=== Data shown ===

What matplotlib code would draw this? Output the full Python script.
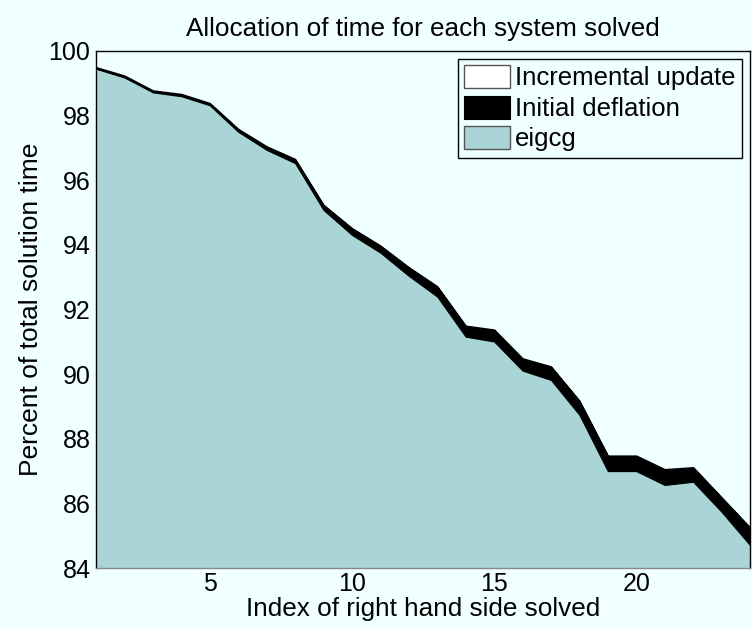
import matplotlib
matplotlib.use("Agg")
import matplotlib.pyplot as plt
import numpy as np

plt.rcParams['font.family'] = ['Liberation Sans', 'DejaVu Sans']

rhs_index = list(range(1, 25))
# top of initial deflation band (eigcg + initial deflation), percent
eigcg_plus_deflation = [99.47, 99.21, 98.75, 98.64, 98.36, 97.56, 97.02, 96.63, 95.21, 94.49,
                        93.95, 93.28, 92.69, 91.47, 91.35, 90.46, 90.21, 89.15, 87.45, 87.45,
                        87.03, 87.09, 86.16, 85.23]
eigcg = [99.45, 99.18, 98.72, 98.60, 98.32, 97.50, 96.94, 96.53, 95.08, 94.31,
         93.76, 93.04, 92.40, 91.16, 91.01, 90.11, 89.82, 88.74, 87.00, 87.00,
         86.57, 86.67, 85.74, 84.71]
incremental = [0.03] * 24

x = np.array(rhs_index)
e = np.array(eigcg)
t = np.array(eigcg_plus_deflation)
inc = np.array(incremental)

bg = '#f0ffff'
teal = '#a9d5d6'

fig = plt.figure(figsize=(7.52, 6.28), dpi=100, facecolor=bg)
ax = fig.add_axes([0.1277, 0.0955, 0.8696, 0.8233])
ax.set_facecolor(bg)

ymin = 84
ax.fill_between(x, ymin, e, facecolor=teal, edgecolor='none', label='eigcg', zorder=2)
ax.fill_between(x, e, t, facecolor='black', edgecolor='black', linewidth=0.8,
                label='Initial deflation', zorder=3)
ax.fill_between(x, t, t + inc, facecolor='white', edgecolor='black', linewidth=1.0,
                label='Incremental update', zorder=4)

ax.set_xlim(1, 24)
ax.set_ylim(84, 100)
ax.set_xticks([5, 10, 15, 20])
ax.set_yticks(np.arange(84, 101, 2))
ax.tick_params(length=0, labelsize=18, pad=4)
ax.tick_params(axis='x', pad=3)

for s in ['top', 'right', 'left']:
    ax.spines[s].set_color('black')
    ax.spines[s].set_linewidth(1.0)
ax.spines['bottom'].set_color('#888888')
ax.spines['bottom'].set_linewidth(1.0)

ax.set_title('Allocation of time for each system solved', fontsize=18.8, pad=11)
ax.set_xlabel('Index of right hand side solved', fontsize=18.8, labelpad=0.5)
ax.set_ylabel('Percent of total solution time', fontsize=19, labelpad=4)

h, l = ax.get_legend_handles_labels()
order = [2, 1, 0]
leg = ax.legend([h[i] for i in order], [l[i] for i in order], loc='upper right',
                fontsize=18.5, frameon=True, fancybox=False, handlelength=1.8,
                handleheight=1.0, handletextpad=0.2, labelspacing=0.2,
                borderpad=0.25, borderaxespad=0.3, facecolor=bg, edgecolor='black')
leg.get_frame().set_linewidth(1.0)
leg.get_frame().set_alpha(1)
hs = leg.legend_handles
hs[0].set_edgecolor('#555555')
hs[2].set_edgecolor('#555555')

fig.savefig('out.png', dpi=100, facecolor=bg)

=== Given instruction ===
Repeat the listing above exactly from its first line to the line containing "plt.rcParams['font.family'] = ['Liberation", both included, and omit the pictures.

=== Full answer ===
What matplotlib code would draw this? Output the full Python script.
import matplotlib
matplotlib.use("Agg")
import matplotlib.pyplot as plt
import numpy as np

plt.rcParams['font.family'] = ['Liberation Sans', 'DejaVu Sans']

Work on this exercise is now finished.